* **Work to complete**:
Every line that contains the word "draw" should be copied out.

* **Input**:

____________

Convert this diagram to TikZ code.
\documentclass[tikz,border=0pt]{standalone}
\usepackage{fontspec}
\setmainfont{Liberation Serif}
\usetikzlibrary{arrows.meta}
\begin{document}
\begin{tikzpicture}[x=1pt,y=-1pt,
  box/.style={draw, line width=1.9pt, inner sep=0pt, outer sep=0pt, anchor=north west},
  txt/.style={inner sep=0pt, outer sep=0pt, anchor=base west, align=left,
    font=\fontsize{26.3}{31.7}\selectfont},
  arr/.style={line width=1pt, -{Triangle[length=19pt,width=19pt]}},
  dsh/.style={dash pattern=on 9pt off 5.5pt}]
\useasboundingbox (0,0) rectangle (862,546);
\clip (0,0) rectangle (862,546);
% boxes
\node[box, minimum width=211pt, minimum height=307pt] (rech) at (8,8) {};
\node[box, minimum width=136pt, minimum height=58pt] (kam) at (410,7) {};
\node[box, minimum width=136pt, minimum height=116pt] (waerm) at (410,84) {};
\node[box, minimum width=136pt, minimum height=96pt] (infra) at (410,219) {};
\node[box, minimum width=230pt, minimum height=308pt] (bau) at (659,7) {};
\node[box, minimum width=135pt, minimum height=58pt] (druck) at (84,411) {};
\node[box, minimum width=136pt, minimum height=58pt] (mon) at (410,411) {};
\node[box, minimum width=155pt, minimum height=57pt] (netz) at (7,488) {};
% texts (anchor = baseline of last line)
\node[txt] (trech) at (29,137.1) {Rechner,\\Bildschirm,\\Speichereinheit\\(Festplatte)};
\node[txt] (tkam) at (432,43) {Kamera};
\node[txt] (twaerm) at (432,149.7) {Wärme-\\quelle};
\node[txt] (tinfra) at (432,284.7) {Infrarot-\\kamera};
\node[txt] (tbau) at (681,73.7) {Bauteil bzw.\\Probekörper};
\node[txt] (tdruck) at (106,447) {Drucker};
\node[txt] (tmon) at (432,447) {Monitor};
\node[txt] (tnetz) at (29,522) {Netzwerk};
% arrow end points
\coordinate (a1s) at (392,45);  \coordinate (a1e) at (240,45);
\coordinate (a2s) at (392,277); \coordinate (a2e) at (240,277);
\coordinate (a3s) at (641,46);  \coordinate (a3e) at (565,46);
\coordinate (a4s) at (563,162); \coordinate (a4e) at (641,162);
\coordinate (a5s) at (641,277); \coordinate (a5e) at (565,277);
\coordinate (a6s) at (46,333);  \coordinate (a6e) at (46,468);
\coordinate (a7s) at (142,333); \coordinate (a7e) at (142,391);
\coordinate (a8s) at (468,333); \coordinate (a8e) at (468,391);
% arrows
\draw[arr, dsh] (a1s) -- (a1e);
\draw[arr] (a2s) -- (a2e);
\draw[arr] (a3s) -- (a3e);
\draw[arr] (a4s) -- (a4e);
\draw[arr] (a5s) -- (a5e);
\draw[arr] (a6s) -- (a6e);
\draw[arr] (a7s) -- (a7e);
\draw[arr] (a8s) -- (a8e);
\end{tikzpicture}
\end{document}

____________

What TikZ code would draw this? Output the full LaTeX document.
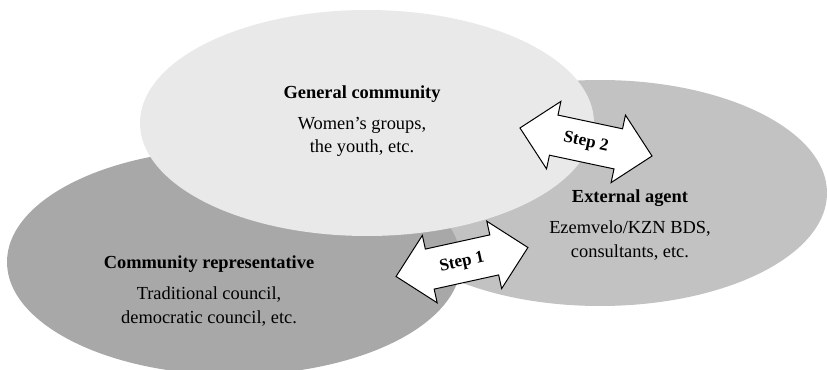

____________

* **Output for this exercise**:
  box/.style={draw, line width=1.9pt, inner sep=0pt, outer sep=0pt, anchor=north west},
\draw[arr, dsh] (a1s) -- (a1e);
\draw[arr] (a2s) -- (a2e);
\draw[arr] (a3s) -- (a3e);
\draw[arr] (a4s) -- (a4e);
\draw[arr] (a5s) -- (a5e);
\draw[arr] (a6s) -- (a6e);
\draw[arr] (a7s) -- (a7e);
\draw[arr] (a8s) -- (a8e);
What TikZ code would draw this? Output the full LaTeX document.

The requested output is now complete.